-- THE REQUEST --
Restate, word for word, all of the material shown below.

○ ○ ○

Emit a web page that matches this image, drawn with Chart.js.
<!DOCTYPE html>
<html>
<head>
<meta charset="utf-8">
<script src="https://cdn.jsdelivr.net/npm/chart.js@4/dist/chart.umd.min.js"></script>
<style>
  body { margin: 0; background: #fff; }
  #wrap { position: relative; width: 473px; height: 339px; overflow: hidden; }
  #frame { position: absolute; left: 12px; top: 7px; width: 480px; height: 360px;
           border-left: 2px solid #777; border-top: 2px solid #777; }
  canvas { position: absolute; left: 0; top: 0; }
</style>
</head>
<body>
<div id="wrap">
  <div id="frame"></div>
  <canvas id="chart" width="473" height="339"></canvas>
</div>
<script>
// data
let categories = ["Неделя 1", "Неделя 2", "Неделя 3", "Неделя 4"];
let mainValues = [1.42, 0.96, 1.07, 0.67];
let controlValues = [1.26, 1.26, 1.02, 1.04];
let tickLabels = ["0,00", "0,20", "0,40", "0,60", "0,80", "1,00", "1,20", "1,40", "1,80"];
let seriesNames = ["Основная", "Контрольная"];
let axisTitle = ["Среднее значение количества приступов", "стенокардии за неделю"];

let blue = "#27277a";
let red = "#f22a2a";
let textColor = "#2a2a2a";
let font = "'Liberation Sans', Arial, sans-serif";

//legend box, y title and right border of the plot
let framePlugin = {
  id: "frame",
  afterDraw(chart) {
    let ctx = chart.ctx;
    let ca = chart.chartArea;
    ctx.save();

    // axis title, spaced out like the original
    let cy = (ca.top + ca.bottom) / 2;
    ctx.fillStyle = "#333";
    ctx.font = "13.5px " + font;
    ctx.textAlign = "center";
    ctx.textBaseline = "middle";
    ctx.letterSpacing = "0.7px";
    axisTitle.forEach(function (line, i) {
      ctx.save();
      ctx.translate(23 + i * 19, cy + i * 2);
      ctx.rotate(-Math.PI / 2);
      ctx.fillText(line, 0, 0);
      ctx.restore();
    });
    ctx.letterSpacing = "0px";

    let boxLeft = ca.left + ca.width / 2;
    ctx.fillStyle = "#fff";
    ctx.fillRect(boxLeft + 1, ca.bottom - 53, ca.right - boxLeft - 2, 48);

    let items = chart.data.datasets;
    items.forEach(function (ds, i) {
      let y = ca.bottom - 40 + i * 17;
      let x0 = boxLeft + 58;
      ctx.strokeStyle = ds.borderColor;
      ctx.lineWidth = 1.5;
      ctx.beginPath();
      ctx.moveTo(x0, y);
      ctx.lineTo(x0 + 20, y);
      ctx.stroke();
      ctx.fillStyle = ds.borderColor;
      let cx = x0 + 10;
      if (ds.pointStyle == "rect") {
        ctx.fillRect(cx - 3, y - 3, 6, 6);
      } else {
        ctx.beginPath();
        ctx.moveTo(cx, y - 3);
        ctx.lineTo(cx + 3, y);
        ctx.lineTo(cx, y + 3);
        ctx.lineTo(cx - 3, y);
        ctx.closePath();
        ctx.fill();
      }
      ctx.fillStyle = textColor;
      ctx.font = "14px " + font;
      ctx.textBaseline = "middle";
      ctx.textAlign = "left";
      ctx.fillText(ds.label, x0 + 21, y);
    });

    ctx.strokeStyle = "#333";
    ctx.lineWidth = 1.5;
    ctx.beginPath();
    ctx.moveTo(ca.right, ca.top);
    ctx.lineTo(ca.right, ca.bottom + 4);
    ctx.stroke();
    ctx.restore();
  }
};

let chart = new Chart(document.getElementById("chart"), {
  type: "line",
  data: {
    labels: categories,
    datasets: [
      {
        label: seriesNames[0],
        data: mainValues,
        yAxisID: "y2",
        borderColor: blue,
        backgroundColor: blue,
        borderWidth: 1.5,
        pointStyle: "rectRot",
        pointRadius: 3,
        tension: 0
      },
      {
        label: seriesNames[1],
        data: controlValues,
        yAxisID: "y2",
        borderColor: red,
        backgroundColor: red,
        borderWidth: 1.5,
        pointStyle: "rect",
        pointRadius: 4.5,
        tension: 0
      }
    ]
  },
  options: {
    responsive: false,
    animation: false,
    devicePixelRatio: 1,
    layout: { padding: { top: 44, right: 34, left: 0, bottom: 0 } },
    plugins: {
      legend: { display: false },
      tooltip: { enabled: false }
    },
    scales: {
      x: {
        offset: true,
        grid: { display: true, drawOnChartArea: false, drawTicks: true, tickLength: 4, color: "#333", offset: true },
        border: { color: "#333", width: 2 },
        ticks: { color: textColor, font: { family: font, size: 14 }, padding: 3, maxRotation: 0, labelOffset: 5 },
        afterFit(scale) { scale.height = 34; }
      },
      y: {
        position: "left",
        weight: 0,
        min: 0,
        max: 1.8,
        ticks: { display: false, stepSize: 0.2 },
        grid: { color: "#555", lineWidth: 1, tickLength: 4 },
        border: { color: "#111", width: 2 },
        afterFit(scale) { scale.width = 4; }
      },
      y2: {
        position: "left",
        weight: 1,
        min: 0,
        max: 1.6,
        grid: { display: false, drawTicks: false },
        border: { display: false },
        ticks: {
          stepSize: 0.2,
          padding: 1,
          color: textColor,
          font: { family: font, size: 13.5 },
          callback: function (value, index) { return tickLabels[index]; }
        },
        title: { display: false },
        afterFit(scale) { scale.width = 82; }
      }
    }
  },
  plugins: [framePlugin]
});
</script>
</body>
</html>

○ ○ ○

-- CORRECT ANSWER --
Emit a web page that matches this image, drawn with Chart.js.
<!DOCTYPE html>
<html>
<head>
<meta charset="utf-8">
<script src="https://cdn.jsdelivr.net/npm/chart.js@4/dist/chart.umd.min.js"></script>
<style>
  body { margin: 0; background: #fff; }
  #wrap { position: relative; width: 473px; height: 339px; overflow: hidden; }
  #frame { position: absolute; left: 12px; top: 7px; width: 480px; height: 360px;
           border-left: 2px solid #777; border-top: 2px solid #777; }
  canvas { position: absolute; left: 0; top: 0; }
</style>
</head>
<body>
<div id="wrap">
  <div id="frame"></div>
  <canvas id="chart" width="473" height="339"></canvas>
</div>
<script>
// data
let categories = ["Неделя 1", "Неделя 2", "Неделя 3", "Неделя 4"];
let mainValues = [1.42, 0.96, 1.07, 0.67];
let controlValues = [1.26, 1.26, 1.02, 1.04];
let tickLabels = ["0,00", "0,20", "0,40", "0,60", "0,80", "1,00", "1,20", "1,40", "1,80"];
let seriesNames = ["Основная", "Контрольная"];
let axisTitle = ["Среднее значение количества приступов", "стенокардии за неделю"];

let blue = "#27277a";
let red = "#f22a2a";
let textColor = "#2a2a2a";
let font = "'Liberation Sans', Arial, sans-serif";

//legend box, y title and right border of the plot
let framePlugin = {
  id: "frame",
  afterDraw(chart) {
    let ctx = chart.ctx;
    let ca = chart.chartArea;
    ctx.save();

    // axis title, spaced out like the original
    let cy = (ca.top + ca.bottom) / 2;
    ctx.fillStyle = "#333";
    ctx.font = "13.5px " + font;
    ctx.textAlign = "center";
    ctx.textBaseline = "middle";
    ctx.letterSpacing = "0.7px";
    axisTitle.forEach(function (line, i) {
      ctx.save();
      ctx.translate(23 + i * 19, cy + i * 2);
      ctx.rotate(-Math.PI / 2);
      ctx.fillText(line, 0, 0);
      ctx.restore();
    });
    ctx.letterSpacing = "0px";

    let boxLeft = ca.left + ca.width / 2;
    ctx.fillStyle = "#fff";
    ctx.fillRect(boxLeft + 1, ca.bottom - 53, ca.right - boxLeft - 2, 48);

    let items = chart.data.datasets;
    items.forEach(function (ds, i) {
      let y = ca.bottom - 40 + i * 17;
      let x0 = boxLeft + 58;
      ctx.strokeStyle = ds.borderColor;
      ctx.lineWidth = 1.5;
      ctx.beginPath();
      ctx.moveTo(x0, y);
      ctx.lineTo(x0 + 20, y);
      ctx.stroke();
      ctx.fillStyle = ds.borderColor;
      let cx = x0 + 10;
      if (ds.pointStyle == "rect") {
        ctx.fillRect(cx - 3, y - 3, 6, 6);
      } else {
        ctx.beginPath();
        ctx.moveTo(cx, y - 3);
        ctx.lineTo(cx + 3, y);
        ctx.lineTo(cx, y + 3);
        ctx.lineTo(cx - 3, y);
        ctx.closePath();
        ctx.fill();
      }
      ctx.fillStyle = textColor;
      ctx.font = "14px " + font;
      ctx.textBaseline = "middle";
      ctx.textAlign = "left";
      ctx.fillText(ds.label, x0 + 21, y);
    });

    ctx.strokeStyle = "#333";
    ctx.lineWidth = 1.5;
    ctx.beginPath();
    ctx.moveTo(ca.right, ca.top);
    ctx.lineTo(ca.right, ca.bottom + 4);
    ctx.stroke();
    ctx.restore();
  }
};

let chart = new Chart(document.getElementById("chart"), {
  type: "line",
  data: {
    labels: categories,
    datasets: [
      {
        label: seriesNames[0],
        data: mainValues,
        yAxisID: "y2",
        borderColor: blue,
        backgroundColor: blue,
        borderWidth: 1.5,
        pointStyle: "rectRot",
        pointRadius: 3,
        tension: 0
      },
      {
        label: seriesNames[1],
        data: controlValues,
        yAxisID: "y2",
        borderColor: red,
        backgroundColor: red,
        borderWidth: 1.5,
        pointStyle: "rect",
        pointRadius: 4.5,
        tension: 0
      }
    ]
  },
  options: {
    responsive: false,
    animation: false,
    devicePixelRatio: 1,
    layout: { padding: { top: 44, right: 34, left: 0, bottom: 0 } },
    plugins: {
      legend: { display: false },
      tooltip: { enabled: false }
    },
    scales: {
      x: {
        offset: true,
        grid: { display: true, drawOnChartArea: false, drawTicks: true, tickLength: 4, color: "#333", offset: true },
        border: { color: "#333", width: 2 },
        ticks: { color: textColor, font: { family: font, size: 14 }, padding: 3, maxRotation: 0, labelOffset: 5 },
        afterFit(scale) { scale.height = 34; }
      },
      y: {
        position: "left",
        weight: 0,
        min: 0,
        max: 1.8,
        ticks: { display: false, stepSize: 0.2 },
        grid: { color: "#555", lineWidth: 1, tickLength: 4 },
        border: { color: "#111", width: 2 },
        afterFit(scale) { scale.width = 4; }
      },
      y2: {
        position: "left",
        weight: 1,
        min: 0,
        max: 1.6,
        grid: { display: false, drawTicks: false },
        border: { display: false },
        ticks: {
          stepSize: 0.2,
          padding: 1,
          color: textColor,
          font: { family: font, size: 13.5 },
          callback: function (value, index) { return tickLabels[index]; }
        },
        title: { display: false },
        afterFit(scale) { scale.width = 82; }
      }
    }
  },
  plugins: [framePlugin]
});
</script>
</body>
</html>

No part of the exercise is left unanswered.